Proposed architecture.

Table 1. Sample triples included in the news KB.

Because of the lack of quality annotated treebanks, we plan to skip machine learning techniques for semantic role labeling [6, 8] and use a rule-based pattern matching approach similar to [11]. The set of events stored in the knowledge base will be limited in the initial stage. Table 1 shows a sample of the triples that will be created. For entity disambiguation [7] we plan to use the usage context with the help of the created term-frequency index. When linking to external knowledge bases we can also use location (for news about events happening in Albania) as a disambiguation feature. Entries in our knowledge base will also be linked to the source of the stored information, a single news or a topic cluster.

Considering that news article retrieval is a publication time sensitive task, the stream of news will be incrementally indexed and update the knowledge base with new events or facts. The knowledge base will be accessible through a RESTFul API. This allows an easier integration to third-party systems like news search engines or news publication websites powering retrieval and personalized content offering.

5 Conclusions

In this work we describe our approach and initial steps on creating a knowledge base of events and stories reported in Albanian online news portals. We proposed an architecture of a news stream processing pipeline based on the current state-of-the-art solutions in this regard and implementable using various open source toolkits.

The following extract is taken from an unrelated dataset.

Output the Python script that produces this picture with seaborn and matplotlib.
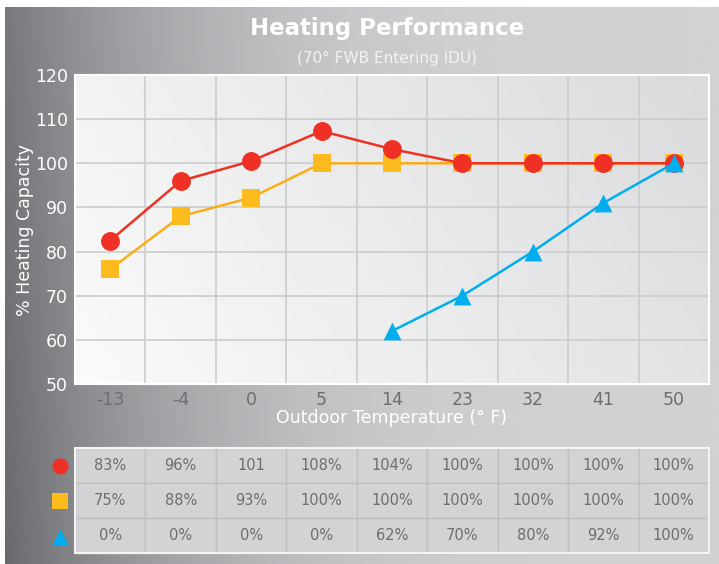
import numpy as np
import pandas as pd
import matplotlib
matplotlib.use('Agg')
import matplotlib.pyplot as plt
import seaborn as sns

# values
temps = ['-13', '-4', '0', '5', '14', '23', '32', '41', '50']
red_vals = [82.5, 96, 100.5, 107.3, 103.2, 100, 100, 100, 100]
yellow_vals = [76, 88, 92.2, 100, 100, 100, 100, 100, 100]
blue_temps = ['14', '23', '32', '41', '50']
blue_vals = [62, 70, 80, 91, 100]
red_table = ['83%', '96%', '101', '108%', '104%', '100%', '100%', '100%', '100%']
yellow_table = ['75%', '88%', '93%', '100%', '100%', '100%', '100%', '100%', '100%']
blue_table = ['0%', '0%', '0%', '0%', '62%', '70%', '80%', '92%', '100%']

RED = '#ee3124'
YEL = '#fdbb1e'
YEL_LINE = '#f9ad1a'
BLUE = '#00aeef'
GRAYTXT = '#6d6e71'

sns.set_style('white')
plt.rcParams['font.family'] = ['DejaVu Sans']

W, H = 719, 564
fig = plt.figure(figsize=(W / 100, H / 100), dpi=100)
fig.patch.set_facecolor('white')

# background gradient panel
bg = fig.add_axes([5 / W, 0, 1 - 5 / W, 1 - 7 / H])
xx = np.linspace(0, 1, 400)
yy = np.linspace(0, 1, 200)
X, Y = np.meshgrid(xx, yy)
t = np.clip(X + 0.05 * Y, 0, 1)
shade = (1 - t) ** 3
img = np.zeros((200, 400, 3))
dark = np.array([105, 106, 109]) / 255
light = np.array([209, 210, 212]) / 255
for c in range(3):
    img[:, :, c] = light[c] - (light[c] - dark[c]) * shade
bg.imshow(img, aspect='auto', extent=[0, 1, 0, 1], origin='lower')
bg.set_axis_off()

fig.text(387 / W, 1 - 29 / H, 'Heating Performance', color='white',
         fontsize=16.5, fontweight='bold', ha='center', va='center')
fig.text(387 / W, 1 - 58 / H, '(70° FWB Entering IDU)', color='#f3f3f3',
         fontsize=11, ha='center', va='center')

# main axes
ax = fig.add_axes([75 / W, 1 - 384 / H, 634 / W, 309 / H])
# plot face gradient
gx, gy = np.meshgrid(np.linspace(0, 1, 300), np.linspace(0, 1, 150))
g = np.clip(0.75 * gx + 0.25 * gy, 0, 1)
face = np.zeros((150, 300, 3))
lo = np.array([251, 251, 251]) / 255
hi = np.array([218, 219, 221]) / 255
for c in range(3):
    face[:, :, c] = lo[c] + (hi[c] - lo[c]) * g
ax.imshow(face, aspect='auto', extent=[-0.5, 8.5, 50, 120], origin='lower', zorder=0)

idx = {t_: i for i, t_ in enumerate(temps)}
df_r = pd.DataFrame({'x': [idx[t_] for t_ in temps], 'y': red_vals})
df_y = pd.DataFrame({'x': [idx[t_] for t_ in temps], 'y': yellow_vals})
df_b = pd.DataFrame({'x': [idx[t_] for t_ in blue_temps], 'y': blue_vals})

sns.lineplot(data=df_y, x='x', y='y', ax=ax, color=YEL_LINE, lw=1.8, zorder=3)
ax.scatter(df_y['x'], df_y['y'], marker='s', s=175, color=YEL, zorder=4, linewidths=0)
sns.lineplot(data=df_r, x='x', y='y', ax=ax, color=RED, lw=1.8, zorder=5)
ax.scatter(df_r['x'], df_r['y'], marker='o', s=185, color=RED, zorder=6, linewidths=0)
sns.lineplot(data=df_b, x='x', y='y', ax=ax, color=BLUE, lw=1.8, zorder=7)
ax.scatter(df_b['x'], df_b['y'], marker='^', s=165, color=BLUE, zorder=8, linewidths=0)

ax.set_xlim(-0.5, 8.5)
ax.set_ylim(50, 120)
ax.set_yticks(range(50, 121, 10))
ax.set_xticks(range(len(temps)))
ax.set_xticklabels(temps)
ax.grid(False)
for xv in np.arange(0.5, 8.5, 1):
    ax.axvline(xv, color='#cbcccd', lw=1.2, zorder=1)
for yv in range(60, 120, 10):
    ax.axhline(yv, color='#cbcccd', lw=1.2, zorder=1)
ax.tick_params(axis='y', colors='white', labelsize=12.5, length=0, pad=5)
ax.tick_params(axis='x', colors=GRAYTXT, labelsize=12.5, length=0, pad=5)
ax.set_xlabel('Outdoor Temperature (° F)', color='white', fontsize=12.5, labelpad=0)
ax.set_ylabel('% Heating Capacity', color='white', fontsize=12.5, labelpad=0.5)
for s in ax.spines.values():
    s.set_color('white')
    s.set_linewidth(1.5)

# table
ax_t = fig.add_axes([75 / W, 1 - 553 / H, 634 / W, 105 / H])
ax_t.set_xlim(0, 9)
ax_t.set_ylim(0, 3)
ax_t.set_axis_off()
tbl = ax_t.table(cellText=[red_table, yellow_table, blue_table], bbox=[0, 0, 1, 1],
                 cellLoc='center')
tbl.auto_set_font_size(False)
tbl.set_fontsize(10.5)
for (r, c), cell in tbl.get_celld().items():
    cell.set_facecolor('#d2d3d5')
    cell.set_edgecolor('#bfc0c2')
    cell.set_linewidth(1.0)
    cell.get_text().set_color(GRAYTXT)
ax_t.add_patch(plt.Rectangle((0, 0), 9, 3, fill=False, edgecolor='#f4f4f4', lw=1.5,
                             zorder=10, clip_on=False))
ax_t.scatter([-0.21], [2.5], marker='o', s=135, color=RED, clip_on=False, linewidths=0)
ax_t.scatter([-0.21], [1.5], marker='s', s=130, color=YEL, clip_on=False, linewidths=0)
ax_t.scatter([-0.21], [0.47], marker='^', s=135, color=BLUE, clip_on=False, linewidths=0)

fig.savefig('out.png', dpi=100)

The initial plan is to offer access to the created knowledge base through a RESTFul API, however this can be extended also to the entity linking service of our system. This would allow the incorporation of advanced knowledge discovery features and facilitate personalized news recommendation to existing news search engines and publishing portals.

To the best of our knowledge, this is the first reported attempt to create a semantic knowledge base for documents written in Albanian. The datasets and annotated corpora created in this work will also contribute to the Albanian natural language processing landscape.